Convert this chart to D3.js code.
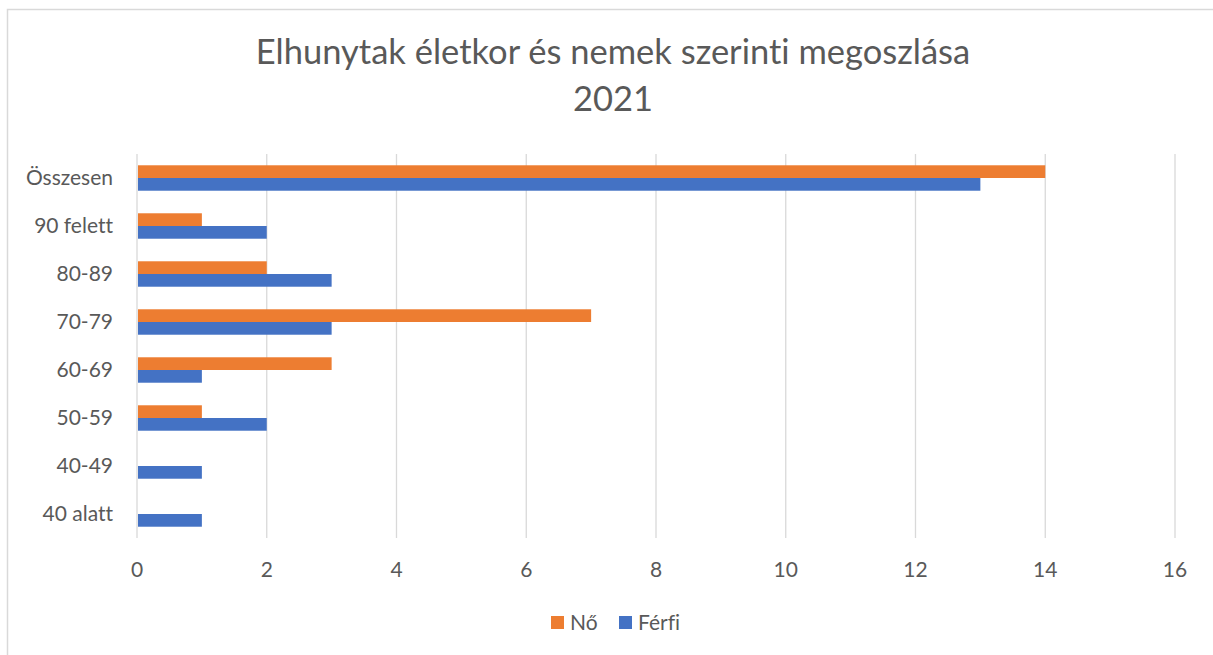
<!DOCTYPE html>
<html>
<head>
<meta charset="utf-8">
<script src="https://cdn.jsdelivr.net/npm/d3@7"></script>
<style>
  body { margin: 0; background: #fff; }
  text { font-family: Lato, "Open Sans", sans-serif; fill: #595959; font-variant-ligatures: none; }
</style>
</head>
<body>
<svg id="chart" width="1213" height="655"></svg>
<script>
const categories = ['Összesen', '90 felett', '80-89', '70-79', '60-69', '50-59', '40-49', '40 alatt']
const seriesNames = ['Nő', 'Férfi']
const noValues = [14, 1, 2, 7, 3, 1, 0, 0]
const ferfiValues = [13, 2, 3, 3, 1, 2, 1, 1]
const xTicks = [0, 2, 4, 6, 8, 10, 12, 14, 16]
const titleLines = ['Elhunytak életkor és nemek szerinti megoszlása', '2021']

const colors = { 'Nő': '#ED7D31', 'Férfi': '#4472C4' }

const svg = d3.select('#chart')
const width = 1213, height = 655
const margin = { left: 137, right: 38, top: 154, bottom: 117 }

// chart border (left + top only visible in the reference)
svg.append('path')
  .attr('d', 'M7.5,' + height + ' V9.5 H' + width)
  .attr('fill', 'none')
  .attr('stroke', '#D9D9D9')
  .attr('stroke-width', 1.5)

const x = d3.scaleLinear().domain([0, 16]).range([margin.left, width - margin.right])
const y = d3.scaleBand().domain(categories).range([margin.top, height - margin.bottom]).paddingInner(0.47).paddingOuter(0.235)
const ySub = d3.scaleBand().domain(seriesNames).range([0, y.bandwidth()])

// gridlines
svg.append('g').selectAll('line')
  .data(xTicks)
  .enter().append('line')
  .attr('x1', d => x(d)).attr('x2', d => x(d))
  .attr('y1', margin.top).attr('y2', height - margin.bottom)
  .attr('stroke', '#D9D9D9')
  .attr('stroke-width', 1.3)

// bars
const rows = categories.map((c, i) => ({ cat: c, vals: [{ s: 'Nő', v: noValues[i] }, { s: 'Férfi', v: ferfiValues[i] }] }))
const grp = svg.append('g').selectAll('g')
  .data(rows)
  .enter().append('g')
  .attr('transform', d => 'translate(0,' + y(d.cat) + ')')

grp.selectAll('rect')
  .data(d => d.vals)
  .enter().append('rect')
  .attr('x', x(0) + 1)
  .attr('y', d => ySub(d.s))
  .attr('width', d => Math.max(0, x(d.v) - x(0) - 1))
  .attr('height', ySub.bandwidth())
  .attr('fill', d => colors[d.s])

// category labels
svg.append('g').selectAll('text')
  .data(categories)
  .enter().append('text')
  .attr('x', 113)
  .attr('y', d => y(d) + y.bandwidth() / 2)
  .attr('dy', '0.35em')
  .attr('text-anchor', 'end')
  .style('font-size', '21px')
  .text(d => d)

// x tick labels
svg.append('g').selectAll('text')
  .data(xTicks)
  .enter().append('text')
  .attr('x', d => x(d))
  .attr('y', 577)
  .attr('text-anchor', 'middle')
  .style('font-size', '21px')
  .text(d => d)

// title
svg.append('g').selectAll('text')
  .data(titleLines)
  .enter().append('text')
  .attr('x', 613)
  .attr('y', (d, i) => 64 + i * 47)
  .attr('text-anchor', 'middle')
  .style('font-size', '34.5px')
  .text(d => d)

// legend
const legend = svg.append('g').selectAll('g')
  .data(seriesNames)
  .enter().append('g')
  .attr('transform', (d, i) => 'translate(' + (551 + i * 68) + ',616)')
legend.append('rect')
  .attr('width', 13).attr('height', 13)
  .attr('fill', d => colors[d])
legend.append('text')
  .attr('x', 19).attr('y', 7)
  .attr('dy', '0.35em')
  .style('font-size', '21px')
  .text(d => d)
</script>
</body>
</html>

- - - - - - -

▶ [Challenge] Exclude the images, then output the data above word for word.

▶ [Result below]
Convert this chart to D3.js code.
<!DOCTYPE html>
<html>
<head>
<meta charset="utf-8">
<script src="https://cdn.jsdelivr.net/npm/d3@7"></script>
<style>
  body { margin: 0; background: #fff; }
  text { font-family: Lato, "Open Sans", sans-serif; fill: #595959; font-variant-ligatures: none; }
</style>
</head>
<body>
<svg id="chart" width="1213" height="655"></svg>
<script>
const categories = ['Összesen', '90 felett', '80-89', '70-79', '60-69', '50-59', '40-49', '40 alatt']
const seriesNames = ['Nő', 'Férfi']
const noValues = [14, 1, 2, 7, 3, 1, 0, 0]
const ferfiValues = [13, 2, 3, 3, 1, 2, 1, 1]
const xTicks = [0, 2, 4, 6, 8, 10, 12, 14, 16]
const titleLines = ['Elhunytak életkor és nemek szerinti megoszlása', '2021']

const colors = { 'Nő': '#ED7D31', 'Férfi': '#4472C4' }

const svg = d3.select('#chart')
const width = 1213, height = 655
const margin = { left: 137, right: 38, top: 154, bottom: 117 }

// chart border (left + top only visible in the reference)
svg.append('path')
  .attr('d', 'M7.5,' + height + ' V9.5 H' + width)
  .attr('fill', 'none')
  .attr('stroke', '#D9D9D9')
  .attr('stroke-width', 1.5)

const x = d3.scaleLinear().domain([0, 16]).range([margin.left, width - margin.right])
const y = d3.scaleBand().domain(categories).range([margin.top, height - margin.bottom]).paddingInner(0.47).paddingOuter(0.235)
const ySub = d3.scaleBand().domain(seriesNames).range([0, y.bandwidth()])

// gridlines
svg.append('g').selectAll('line')
  .data(xTicks)
  .enter().append('line')
  .attr('x1', d => x(d)).attr('x2', d => x(d))
  .attr('y1', margin.top).attr('y2', height - margin.bottom)
  .attr('stroke', '#D9D9D9')
  .attr('stroke-width', 1.3)

// bars
const rows = categories.map((c, i) => ({ cat: c, vals: [{ s: 'Nő', v: noValues[i] }, { s: 'Férfi', v: ferfiValues[i] }] }))
const grp = svg.append('g').selectAll('g')
  .data(rows)
  .enter().append('g')
  .attr('transform', d => 'translate(0,' + y(d.cat) + ')')

grp.selectAll('rect')
  .data(d => d.vals)
  .enter().append('rect')
  .attr('x', x(0) + 1)
  .attr('y', d => ySub(d.s))
  .attr('width', d => Math.max(0, x(d.v) - x(0) - 1))
  .attr('height', ySub.bandwidth())
  .attr('fill', d => colors[d.s])

// category labels
svg.append('g').selectAll('text')
  .data(categories)
  .enter().append('text')
  .attr('x', 113)
  .attr('y', d => y(d) + y.bandwidth() / 2)
  .attr('dy', '0.35em')
  .attr('text-anchor', 'end')
  .style('font-size', '21px')
  .text(d => d)

// x tick labels
svg.append('g').selectAll('text')
  .data(xTicks)
  .enter().append('text')
  .attr('x', d => x(d))
  .attr('y', 577)
  .attr('text-anchor', 'middle')
  .style('font-size', '21px')
  .text(d => d)

// title
svg.append('g').selectAll('text')
  .data(titleLines)
  .enter().append('text')
  .attr('x', 613)
  .attr('y', (d, i) => 64 + i * 47)
  .attr('text-anchor', 'middle')
  .style('font-size', '34.5px')
  .text(d => d)

// legend
const legend = svg.append('g').selectAll('g')
  .data(seriesNames)
  .enter().append('g')
  .attr('transform', (d, i) => 'translate(' + (551 + i * 68) + ',616)')
legend.append('rect')
  .attr('width', 13).attr('height', 13)
  .attr('fill', d => colors[d])
legend.append('text')
  .attr('x', 19).attr('y', 7)
  .attr('dy', '0.35em')
  .style('font-size', '21px')
  .text(d => d)
</script>
</body>
</html>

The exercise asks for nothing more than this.